DIREKTKONTAKT

Geschichten

Der Ostpreuße siegt

Friedhof Ost, Eingang 03, bis hier höre ich die Orgel, völlig falsch wird sie gespielt, und es schmerzt in meinen Ohren …

Wieder so ein kleiner Landfriedhof, bei dem man als Bestatter warten muss, bis die Trauerfeier vorbei ist, bevor man einen Sarg ausladen darf. Für mich bedeutet das, dass ich den Bestattungswagen, langsam rückwärts an die Halle fahre, schon mal die Heckklappe aufmache und mich dann zum Friedhofsaufseher begebe. Es gilt, ein bisschen Schönwetter zu machen, um seine Motivation zu steigern, mir nachher beim Ausladen behilflich zu sein. Solche Touren fahre ich allein, da immer zwei Mann zu schicken, wäre zu aufwendig.

So sitze ich im schäbigen, wasserstockigen Büro des Verwalters,

trinke einen überraschend guten Kaffee, den er mir eingeschenkt hat und genieße den Duft welkender Blumen, der durch das kleine geöffnete Fenster hereinzieht.
Blumen, die so kurz vor dem Verwelken stehen, riechen meist besonders betörend und auf Friedhöfen sind mitunter Dutzende Gräber gleichzeitig hoch aufgetürmt mit solchen Blumen bedeckt. Es ist eine Melange aus etwas Süßlichem, einer Vanillenote und etwas frisch Fruchtigem, überlagert von einer fast schon orientalisch anmutenden Grundnote, wie man sie sonst nur auf den Basaren fremder Länder wahrnehmen kann.

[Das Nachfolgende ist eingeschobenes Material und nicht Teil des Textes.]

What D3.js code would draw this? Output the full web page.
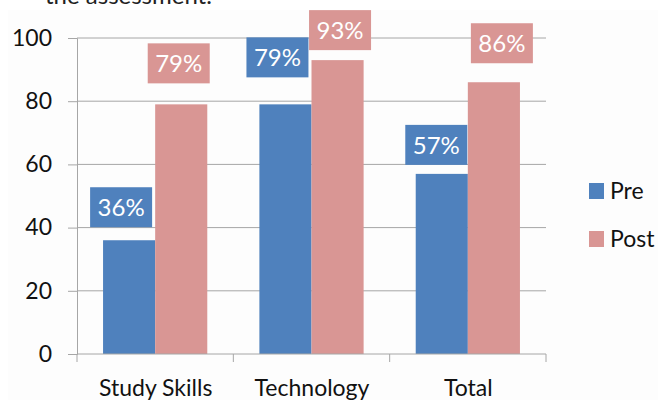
<!DOCTYPE html>
<html><head><meta charset="utf-8">
<script src="https://cdn.jsdelivr.net/npm/d3@7"></script>
<style>body{margin:0;background:#fff}svg{display:block}</style>
</head><body>
<svg id="c" width="658" height="400"></svg>
<script>
const categories = ["Study Skills", "Technology", "Total"];
const seriesNames = ["Pre", "Post"];
const preValues = [36, 79, 57];
const postValues = [79, 93, 86];
const yTicks = [0, 20, 40, 60, 80, 100];
// label box placement nudges (layout only): [dx, gapAboveBar] per series per category
const labelNudge = {
  Pre:  [[-8, 13], [-8, 27], [-5.5, 9]],
  Post: [[-2.5, 21], [2.5, 10], [8, 19]]
};
const colors = {Pre: "#4f81bd", Post: "#d99694"};
const font = "Lato, 'Open Sans', sans-serif";

const svg = d3.select("#c");
svg.append("rect").attr("x", 8).attr("y", 10).attr("width", 650).attr("height", 390).attr("fill", "#fdfdfd");
svg.append("text").attr("x", 45).attr("y", 4).attr("font-family", font).attr("font-size", 24)
  .attr("fill", "#222").text("the assessment.");

const x0 = d3.scaleBand().domain(categories).range([77, 546]).padding(0);
const x1 = d3.scaleBand().domain(seriesNames).range([0, x0.bandwidth()]).paddingInner(0).paddingOuter(0.5);
const y = d3.scaleLinear().domain([0, 100]).range([354, 38]);

// gridlines
svg.append("g").selectAll("line").data(yTicks.filter(t => t > 0)).join("line")
  .attr("x1", 77).attr("x2", 546).attr("y1", d => y(d)).attr("y2", d => y(d))
  .attr("stroke", "#a6a6a6").attr("stroke-width", 1);

// y axis
const yAxis = svg.append("g").attr("transform", "translate(77,0)")
  .call(d3.axisLeft(y).tickValues(yTicks).tickSize(9).tickPadding(16));
yAxis.select(".domain").attr("stroke", "#a6a6a6");
yAxis.selectAll(".tick line").attr("stroke", "#a6a6a6");
yAxis.selectAll("text").attr("font-family", font).attr("font-size", 23).attr("fill", "#111");

const data = categories.map((c, i) => ({cat: c, Pre: preValues[i], Post: postValues[i], i}));

// bars
const groups = svg.append("g").selectAll("g").data(data).join("g")
  .attr("transform", d => `translate(${x0(d.cat)},0)`);
groups.selectAll("rect").data(d => seriesNames.map(s => ({s, v: d[s], i: d.i}))).join("rect")
  .attr("x", d => x1(d.s)).attr("width", x1.bandwidth())
  .attr("y", d => y(d.v)).attr("height", d => y(0) - y(d.v))
  .attr("fill", d => colors[d.s]);

// x axis
const xAxisG = svg.append("g").attr("transform", "translate(0,354)");
xAxisG.append("line").attr("x1", 77).attr("x2", 546).attr("y1", 0).attr("y2", 0).attr("stroke", "#a6a6a6");
const bounds = [77].concat(categories.map(c => x0(c) + x0.bandwidth()));
xAxisG.selectAll("line.t").data(bounds).join("line").attr("class", "t")
  .attr("x1", d => d).attr("x2", d => d).attr("y1", 0).attr("y2", 8).attr("stroke", "#a6a6a6");
xAxisG.selectAll("text").data(categories).join("text")
  .attr("x", d => x0(d) + x0.bandwidth() / 2 + 0.5).attr("y", 42)
  .attr("text-anchor", "middle").attr("font-family", font).attr("font-size", 23).attr("fill", "#111")
  .text(d => d);

// data labels
const bw = 62, bh = 40;
groups.selectAll("g.lbl").data(d => seriesNames.map(s => ({s, v: d[s], i: d.i}))).join("g")
  .attr("class", "lbl")
  .each(function(d) {
    const [dx, gap] = labelNudge[d.s][d.i];
    const cx = x1(d.s) + x1.bandwidth() / 2 + dx;
    const bottom = y(d.v) - gap;
    const g = d3.select(this);
    g.append("rect").attr("x", cx - bw / 2).attr("y", bottom - bh).attr("width", bw).attr("height", bh)
      .attr("fill", colors[d.s]);
    g.append("text").attr("x", cx).attr("y", bottom - bh / 2 + 9)
      .attr("text-anchor", "middle").attr("font-family", font).attr("font-size", 24).attr("fill", "#fff")
      .text(d.v + "%");
  });

// legend
const legend = svg.append("g").selectAll("g").data(seriesNames).join("g")
  .attr("transform", (d, i) => `translate(589,${183 + i * 48})`);
legend.append("rect").attr("width", 15).attr("height", 16).attr("fill", d => colors[d]);
legend.append("text").attr("x", 21).attr("y", 16).attr("font-family", font).attr("font-size", 23)
  .attr("fill", "#111").text(d => d);
</script>
</body></html>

Aus der kleinen Trauerhalle ertönt wieder jaulend das unter den Händen einer nicht talentierten Person quälend schief gespielte Musikorgan. Der Verwalter ächzt und seufzt, während er sich, von Rückenschmerzen geplagt, erhebt und durch einen Knopfdruck die dünn bimmelnde Totenglocke in Gang setzt. Auf einem speckigen Pappschild neben dem Knopf steht in ungelenken Druckbuchstaben: „Nur ämohl drigge, kapudd“ – Nur einmal drücken, kaputt.
„Die hört sonst nimmer uff“, kommentiert der Schmerzbehaftete sein Tun und lässt sich dann wieder in seinen durchgesessenen Sessel fallen, der wahrscheinlich in seinem vorherigen Leben schon einmal ein jahrzehntelanges Dasein als Wohnzimmermöbel hinter sich gebracht hat.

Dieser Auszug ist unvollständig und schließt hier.